Таким  образом,  все  приятное необходимо  будет  заключаться или в ощущении

настоящего  удовольствия, или в  припоминании  удовольствия прошедшего, или в

надежде на  будущее  удовольствие,  потому  что  люди  чувствуют  настоящее,

вспоминают  о  свершившемся  и  надеются  на  будущее.  Из  того,  что  люди

припоминают,  приятно не  только то, что было приятно, когда было настоящим,

но и кое-что  неприятное, если только то, что за  ним  последовало, было для

нас вполне приятно. Отсюда и говорится:

     Приятно человеку, избегшему гибели, Вспоминать свои несчастия.

     И:

     ... О прошлых бедах  вспоминает охотно  Муж, испытавший  их много и долго

бродивший на

     свете.

     Причина этому та,  что приятно уже и самое   отсутствие зла. А из  того,

чего мы  ожидаем, нам приятно  то, с присутствием чего  связано или  сильное

удовольствие, или польза, и притом польза, не соединенная с горем. Вообще же

все то, присутствие чего  приносит  нам радость, доставляет нам  обыкновенно

удовольствие и тогда,  когда  мы  вспоминаем такую  вещь или надеемся на нее;

поэтому приятно гневаться, как  и Гомер сказал о гневе:

     Он  в зарождении  сладостней тихо  струящегося   меду, потому что мы  не

гневаемся на того, кого считаем  недоступным  нашей мести, и на  людей  более

могущественных, чем мы, мы или совсем  не гневаемся, или гневаемся в меньшей

степени.

     С большею частью  желаний  связано некоторое  удовольствие: мы испытываем

его, или вспоминая, как наше желание  было удовлетворено, или  надеясь  на его

удовлетворение  в  будущем;  например,   больные,  мучимые  жаждой  в  жару,

испытывают удовольствие, и вспоминая  о том,  как они  утоляли  свою жажду  в

прошедшем, и  надеясь  утолить  ее в  будущем.  Точно  так  же  и  влюбленные

испытывают наслаждение, беседуя  устно или письменно с предметом своей любви,

или каким  бы  то ни было  другим  образом  занимаясь  им,  потому что, живя

воспоминанием  во всех подобных состояниях, они как бы на самом деле ощущают

присутствие  любимого человека. И  для всех людей любовь  начинается тем, что

они не только получают удовольствие от присутствия любимого человека, но и в

его  отсутствии  испытывают наслаждение,  вспоминая  его,  и у них  является

досада на его отсутствие. И в  горестях и в слезах есть также  известного рода

наслаждение:  горечь является вследствие отсутствия любимого человека,  но в

припоминании и некоторого рода лицезрении  его,  - что он делал  и  каков  он

был, -заключается наслаждение, поэтому  справедливо говорит поэт:

     Так говорил и во  всех возбудил он желание плакать.

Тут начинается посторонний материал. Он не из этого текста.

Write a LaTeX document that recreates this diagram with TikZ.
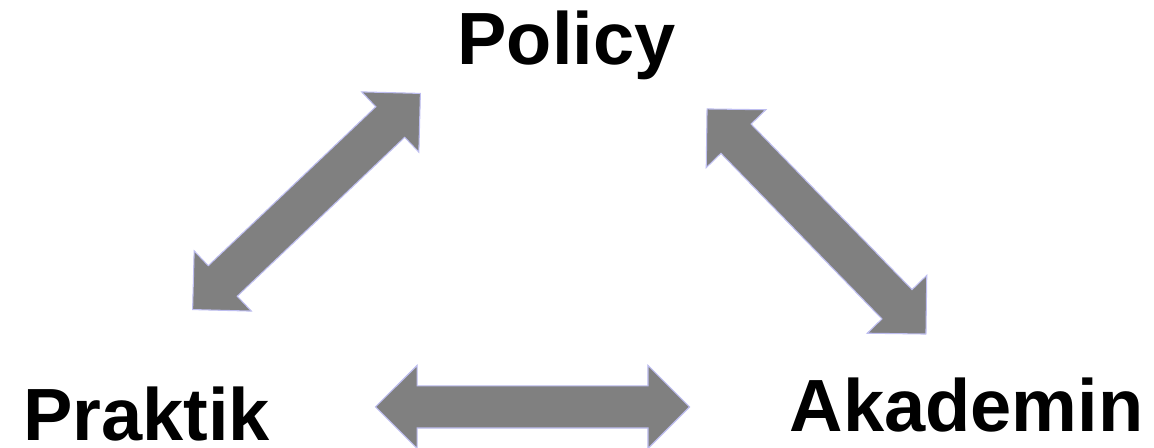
\documentclass[tikz,border=0pt]{standalone}
\usepackage{fontspec}
\setmainfont{Liberation Sans}
\usetikzlibrary{shapes.arrows}

\definecolor{arrowfill}{RGB}{128,128,128}
\definecolor{arrowline}{RGB}{190,190,240}

\begin{document}
\begin{tikzpicture}[x=0.75pt, y=0.75pt]
    \useasboundingbox (0,0) rectangle (1154,448);
    \tikzset{Label/.style={anchor=base, inner sep=0pt, font=\fontsize{55.5}{60}\selectfont\bfseries}}
    \tikzset{Link/.style={double arrow, double arrow tip angle=90, double arrow head extend=15.375pt,
        minimum height=235.5pt, inner sep=0pt, fill=arrowfill, draw=arrowline, line width=0.8pt}}

    \node[Label] (policy)   at (566.5, 383) {Policy};
    \node[Label] (praktik)  at (146.5, 7)   {Praktik};
    \node[Label] (akademin) at (966.5, 16)  {Akademin};

    \node[Link, rotate=43.5]  (praktikpolicy)   at (306.5, 246.5) {\rule{0pt}{30.75pt}};
    \node[Link, rotate=-45.8] (policyakademin)  at (816.5, 226.5) {\rule{0pt}{30.75pt}};
    \node[Link]               (praktikakademin) at (532.5, 41)    {\rule{0pt}{30.75pt}};
\end{tikzpicture}
\end{document}
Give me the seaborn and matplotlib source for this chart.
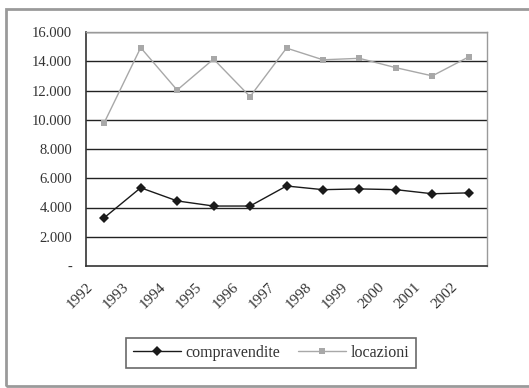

     Приятна также месть, потому что приятно достигнуть того, не  достигнуть

чего  тяжело.  Гневаясь,  люди  безмерно  печалятся,  не  имея   возможности

отомстить, и, напротив,  испытывают удовольствие, надеясь отомстить. Приятно

и побеждать - и это приятно не только для людей, любящих победу, но и для

всех  вообще,  потому  что  в  этом  случае  является  мысль  о  собственном

превосходстве, которого более или  менее жаждут все. Если приятна победа, то

отсюда  необходимо следует, что  приятны и  игры,  где  есть  место  борьбе и

состязанию,  потому что в них  часто случается побеждать; сюда относятся игры

в бабки, в мяч, в  кости и в  шашки. Точно то же можно сказать  и о серьезных

забавах: одни  из них делаются приятными, по мере того как к ним привыкаешь,

другие же сразу доставляют удовольствие, например,  травля собаками и вообще

всякая охота, потому что где  есть борьба, там  есть место  и  победе; на этом

основании искусство тягаться по судам  и спорить доставляет удовольствие тем,

кто привык к подобному препровождению времени и имеет к нему способность.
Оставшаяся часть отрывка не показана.